Mecanismo estranho ao corpo partidário pode ser válvula de escape às dificuldades de remota superação circunstancial motivada por lideranças consolidadas pouco afeitas ao debate e, ao mesmo tempo, elemento objetivo que reforce a necessidade de adoção de mecanismos internos de oposição consequente.
Feitas essas considerações, não há como ignorar que em nosso estágio de amadurecimento institucional é o Partido Político “instrumento indispensável à realização do ideal democrático, no papel de ente intermediário entre o povo e o Estado.” E para que essa mediação não seja tal que torne demasiado distante e estranho ao corpo social que deveria representar, faz-se necessário respeitar condições e requisitos de funcionamento.
A noção de democracia interna partidária tem um sentido contramajoritário por excelência. Visa prevenir que instâncias consolidadas asfixiem a militância, como se verifica sem muito esforço em inúmeras experiências.
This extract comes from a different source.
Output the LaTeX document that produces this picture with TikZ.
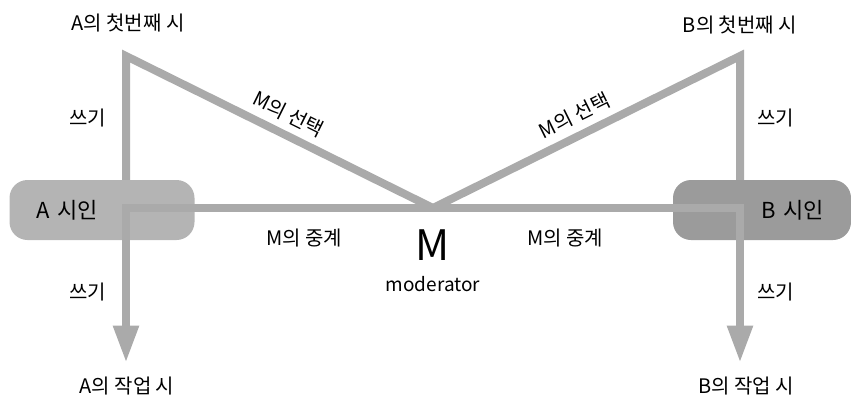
\documentclass[tikz,border=0pt]{standalone}
\usepackage{fontspec}
\setmainfont{Noto Sans CJK KR}
\usetikzlibrary{arrows.meta, positioning, calc}

\definecolor{lineGray}{HTML}{AAAAAA}
\definecolor{boxA}{HTML}{B4B4B4}
\definecolor{boxB}{HTML}{9B9B9B}

\begin{document}
\begin{tikzpicture}[
		x=1pt, y=-1pt,
		% Style for the labels
		lbl/.style={font=\fontsize{20}{23}\selectfont, inner sep=1pt},
		% Style for the poet boxes
		poet/.style={rounded corners=18pt, minimum height=60pt, inner xsep=27pt,
			font=\fontsize{22}{25}\selectfont},
		% Thick gray flows
		flow/.style={draw=lineGray, line width=8pt, line join=miter},
		flowArrow/.style={flow, -{Triangle[width=24pt, length=37pt]}}
		]
		
		\useasboundingbox (0,0) rectangle (851,402);
		
		% ==============================================================================
		% POETS
		% ==============================================================================
		\node[poet, fill=boxA, text width=131pt, align=left] (Apoet) at (102,210) {A 시인};
		\node[poet, fill=boxB, text width=124pt, align=right] (Bpoet) at (762,210) {B 시인};
		
		% --- Poems ---
		\node[lbl] (Afirst) at (128,23) {A의 첫번째 시};
		\node[lbl] (Bfirst) at (740,25) {B의 첫번째 시};
		\node[lbl] (Awork) at (127,386) {A의 작업 시};
		\node[lbl] (Bwork) at (746,386) {B의 작업 시};
		
		% --- Moderator ---
		\node[font=\fontsize{42}{42}\selectfont, inner sep=0pt] (M) at (433,245) {M};
		\node[font=\fontsize{19}{22}\selectfont, inner sep=1pt] (mod) at (433,284) {moderator};
		
		\coordinate (Acorner) at (126,56);
		\coordinate (Bcorner) at (740,56);
		\coordinate (Mc) at (433,208);
		
		% ==============================================================================
		% FLOWS
		% ==============================================================================
		
		% === Poet A ===
		\draw[flow] (Acorner |- Apoet.north) -- node[lbl, left=15pt] {쓰기} (Acorner)
			-- node[lbl, sloped, above=6pt, pos=0.5] {M의 선택} (Mc);
		\draw[flowArrow, shorten >=13pt] (Mc) -- node[lbl, below=16pt, pos=0.42] {M의 중계} (Mc -| Acorner)
			-- node[lbl, left=15pt] {쓰기} (Acorner |- Awork.north);
		
		% === Poet B ===
		\draw[flow] (Bcorner |- Bpoet.north) -- node[lbl, right=12pt] {쓰기} (Bcorner)
			-- node[lbl, sloped, above=6pt, pos=0.51] {M의 선택} (Mc);
		\draw[flowArrow, shorten >=13pt] (Mc) -- node[lbl, below=16pt, pos=0.43] {M의 중계} (Mc -| Bcorner)
			-- node[lbl, right=12pt] {쓰기} (Bcorner |- Bwork.north);
		
	\end{tikzpicture}
\end{document}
O partido, por intermédio de seu estatuto, pode muito, mas não pode tudo, conforme já decidiu o Tribunal Superior Eleitoral em Sessão de 29/09/2016 (MS nº 0601453-16/PI, rel. Min. Luiz Fux).
Não é razoável supor modelo autônomo de democracia com recorte partidário, dissociado do que efetivamente vivenciado pela sociedade, correndo-se o risco de cogitarmos sociedades secretas formuladoras de políticas públicas voltadas a atender uma racionalidade arbitrária de interesses sectários, sem qualquer compromisso com a vontade manifestada nas urnas.
Medidas obrigatórias analisadas à luz da Constituição poderiam aperfeiçoar o funcionamento partidário sem afrontar sua autonomia. Por exemplo: i) adoção de requisitos a serem observados na realização de Convenções; ii) eleições diretas para escolha de direção com limite de mandatos; iii) renovação compulsória de candidatos, assim como observância de mínimo de vagas por gênero e outras políticas afirmativas pertinentes.
Concluindo, se fundamentais à Democracia, imperioso que os Partidos observem preceitos elementares em seu funcionamento, prevendo e cuidando o sistema normativo para que a autonomia constitucional assegurada no artigo 17, §1° da carta Magna não seja pretexto à mitigação da democracia interna.
Associadas a mecanismos externos ao funcionamento partidário, como possibilidade de determinados grupos de interesse – sempre mediante atendimento a requisitos razoáveis – terem acesso aos meios de comunicação (direito de antena) e postulação de mandatos (candidatura avulsa), tais exigências teriam o potencial de aperfeiçoar o sistema político brasileiro.